Once you are sure that everything is set, it is time to dig the hole. Dig a hole two times the width of the container the plant was in. Prepare the removed soil by mixing it with the recommended soil amendment to create the proper growing medium. Mix two parts peat to one part composted manure and one part existing soil together to refill the hole.

If plant is in a plastic container remove it. If the plant is in a peat pot, it can be planted in the pot however you will need to tear off the top edge and slit the sides and bottom open. Place the plant in the hole with the top of the root ball even with ground level. Be sure it is straight in the hole with the plant facing just the way you want it. Now fill the hole with the prepared soil. Tamp the soil around the root ball firmly to prevent air pockets, but not enough to compact the soil too much. Form a water basin with a 2” mound of soil around the outer edge of the plant like a moat.

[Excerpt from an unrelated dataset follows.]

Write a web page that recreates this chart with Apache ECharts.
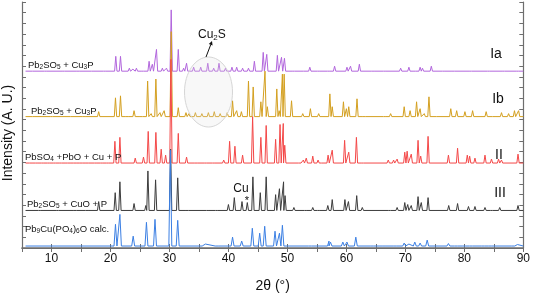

Gently soak the soil around the root ball with water until well saturated. Add a 1-2” layer of mulch over the planted area. Continue to water the plant consistently throughout the growing season. Water your plants at least three times a week with a slow running hose for about 20-45 minutes per plant depending on soil type and plant size. Extreme weather conditions may require more water or less water depending. Your lawn irrigation system is not a replacement for this kind of individual plant care. Continue this regular watering of your plants until there is frost in the ground. Evergreens particularly require this late season watering to prevent foliage from drying out over the winter months. Large trees and those planted in the fall require these new plant watering techniques throughout the following growing season to root in well.

If you have planted your new plants properly, all they need to survive and thrive in the years to come is the right amount of water, a balanced fertilizer suitable to the type of plant applied in the spring, a little pruning and proper winterizing. A little effort now will pay big dividends in the future. Enjoy!